The combined value of motor insurance premiums written in the UK last year totalled £13.1bn, almost £200m less than in 2011, Deloitte revealed yesterday.

According to the consultancy's analysis of data submitted by UK insurers to the Financial Services Authority, last year brought an end to the trend that has seen premiums steadily increase in recent years. Between 2009 and 2011, the total value of motor insurance premiums rose by nearly £2bn, taking the market from £11.4bn to £13.3bn.
James Rakow, insurance partner at Deloitte, said: '2012 saw premiums fall by an estimated 1.5% at a market level and may well mark the top of the underwriting cycle. Based on a Deloitte survey, motor insurance premiums are likely to fall for the remainder of 2013, which consumers will welcome. In the past, once the market starts lowering premiums it has been difficult to reverse the trend.
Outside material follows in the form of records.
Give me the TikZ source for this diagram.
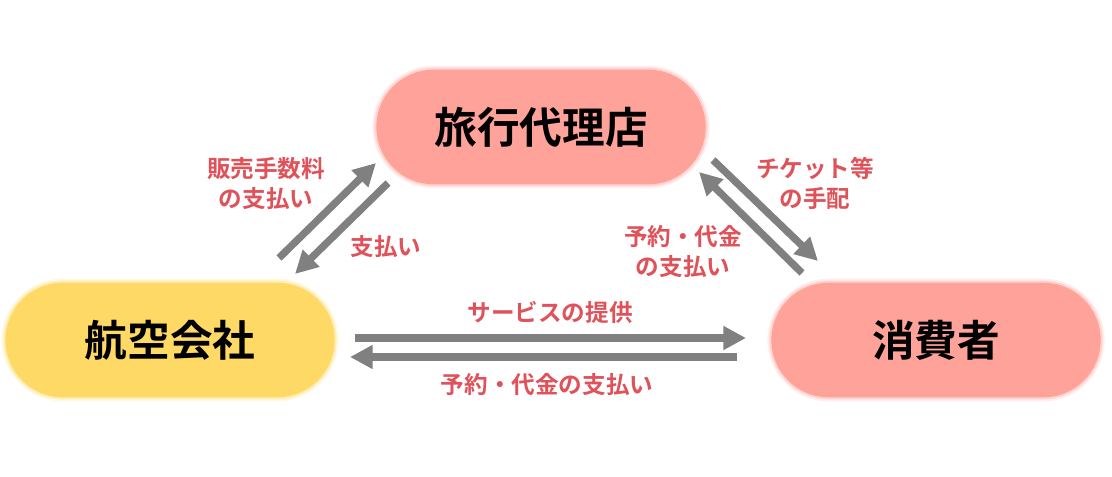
\documentclass[tikz,border=0pt]{standalone}
\usepackage{fontspec}
\setmainfont{Noto Sans CJK JP}[BoldFont={Noto Sans CJK JP Bold}]
\usetikzlibrary{arrows.meta}
\definecolor{salmon}{HTML}{FFA29A}
\definecolor{gold}{HTML}{FFD966}
\definecolor{lblred}{HTML}{E0525A}
\definecolor{arrgray}{HTML}{808080}
\tikzset{
  pill/.style={rounded corners=43pt, minimum width=247pt, minimum height=86pt,
    inner sep=0pt, font=\fontsize{32}{36}\selectfont\bfseries, text=black,
    fill=#1,
    preaction={draw=#1, draw opacity=0.18, line width=6pt},
    preaction={draw=#1, draw opacity=0.35, line width=3pt}},
  lbl/.style={text=lblred, font=\fontsize{17.7}{22.5}\selectfont\bfseries, align=center, inner sep=0pt},
  conn/.style={draw=arrgray, line width=5.5pt, -{Triangle[length=17pt,width=17pt]}}
}
\begin{document}
\begin{tikzpicture}[x=0.75pt,y=-0.75pt]
\useasboundingbox (0,0) rectangle (1112,477);
\node[pill=salmon] (agency) at (541,127) {旅行代理店};
\node[pill=gold] (airline) at (170,340) {航空会社};
\node[pill=salmon] (consumer) at (936,340) {消費者};
% horizontal
\coordinate (h1s) at (355,338); \coordinate (h1e) at (746,338);
\coordinate (h2s) at (737,357); \coordinate (h2e) at (350,357);
\draw[conn] (h1s) -- (h1e);
\draw[conn] (h2s) -- (h2e);
\node[lbl] (lserv) at (550,312) {サービスの提供};
\node[lbl] (lpay1) at (547,385) {予約・代金の支払い};
% left diagonals
\coordinate (l1s) at (279,258); \coordinate (l1e) at (376,163);
\coordinate (l2s) at (388,183); \coordinate (l2e) at (295,274);
\draw[conn] (l1s) -- (l1e);
\draw[conn] (l2s) -- (l2e);
\node[lbl] (lcomm) at (266,184) {販売手数料\\の支払い};
\node[lbl] (lpay2) at (386,247) {支払い};
% right diagonals
\coordinate (r1s) at (713,160); \coordinate (r1e) at (818,261);
\coordinate (r2s) at (802,273); \coordinate (r2e) at (699,172);
\draw[conn] (r1s) -- (r1e);
\draw[conn] (r2s) -- (r2e);
\node[lbl] (ltick) at (815,183) {チケット等\\の手配};
\node[lbl] (lpay3) at (683,252) {予約・代金\\の支払い};
\end{tikzpicture}
\end{document}
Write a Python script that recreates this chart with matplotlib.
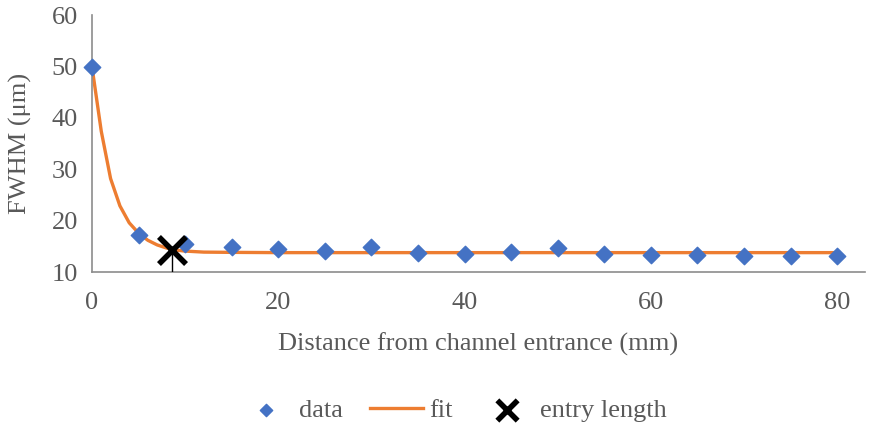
import matplotlib.pyplot as plt
import numpy as np

# measured FWHM along the channel
dist = [0, 5, 10, 15, 20, 25, 30, 35, 40, 45, 50, 55, 60, 65, 70, 75, 80]
fwhm = [50.0, 17.3, 15.4, 14.9, 14.6, 14.1, 14.8, 13.7, 13.6, 13.9, 14.7, 13.6, 13.3, 13.3, 13.1, 13.2, 13.2]

# fitted curve
fit_x = [0, 1, 2, 3, 4, 5, 6, 7, 8, 9, 10, 12, 15, 20, 30, 40, 50, 60, 70, 80]
fit_y = [50.0, 37.4, 28.2, 22.9, 19.6, 17.6, 16.2, 15.3, 14.7, 14.3, 14.1, 13.9, 13.85, 13.8, 13.8, 13.8, 13.8, 13.8, 13.8, 13.8]

# entry length marker
entry_x = [8.6]
entry_y = [14.4]


def main():
    plt.rcParams['font.family'] = ['Liberation Serif', 'DejaVu Serif']
    grey = '#595959'

    fig = plt.figure(figsize=(8.8, 4.32), dpi=100)
    ax = fig.add_axes([0.1045, 0.370, 0.8785, 0.595])

    ax.plot(fit_x, fit_y, color='#ED7D31', lw=2.4, label='fit', zorder=2)
    ax.scatter(dist, fwhm, marker='D', s=70, c='#4472C4', label='data', zorder=3, clip_on=False)
    ax.errorbar(entry_x, entry_y, yerr=[[entry_y[0] - 10], [0]], fmt='none',
                ecolor='black', elinewidth=1, capsize=0, zorder=4)
    ax.scatter(entry_x, entry_y, marker='x', s=380, c='black', linewidths=4,
               label='entry length', zorder=5)

    ax.set_xlim(0, 83)
    ax.set_ylim(10, 60)
    ax.set_xticks([0, 20, 40, 60, 80])
    ax.set_yticks([10, 20, 30, 40, 50, 60])
    ax.tick_params(length=0, labelsize=19, colors=grey)
    ax.tick_params(axis='x', pad=14)
    ax.tick_params(axis='y', pad=10)

    for s in ['top', 'right']:
        ax.spines[s].set_visible(False)
    for s in ['left', 'bottom']:
        ax.spines[s].set_color('#8c8c8c')
        ax.spines[s].set_linewidth(1.2)

    ax.set_xlabel('Distance from channel entrance (mm)', fontsize=19, color=grey, labelpad=14)
    ax.set_ylabel('FWHM (μm)', fontsize=19, color=grey, labelpad=14)

    handles, labels = ax.get_legend_handles_labels()
    order = [labels.index('data'), labels.index('fit'), labels.index('entry length')]
    leg = fig.legend([handles[i] for i in order], [labels[i] for i in order],
                     loc='center', bbox_to_anchor=(0.515, 0.05), ncol=3, frameon=False,
                     fontsize=19, handlelength=2.0, handletextpad=0.25, columnspacing=1.05,
                     markerscale=0.75)
    for t in leg.get_texts():
        t.set_color(grey)

    fig.savefig('out.png', dpi=100)


if __name__ == "__main__":
    main()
'During the period before the start of the financial crisis, insurers could rely on investment returns to make up the difference between premiums and outgoings. Now they will have to generate their profits from core underwriting or additional income from selling features to policies such as breakdown cover and legal assistance.'
Last year did, however, see a slight improvement in motor insurers' net combined ratio - the total cost of claims and expenses as a percentage of their net earned premiums. In 2012, this totalled 105%, which means claims and expenses totalled £105 for every £100 of net earned premium. In 2011, it was 106%.
Deloitte noted that legal changes came into effect last month that should reduce the cost and frequency of bodily injury claims, in turn improving profitability for motor insurers.
However, it claimed this was unlikely to happen as motor insurers continue to compete with each other by reducing prices and passing the benefit of any cost savings on to policyholders.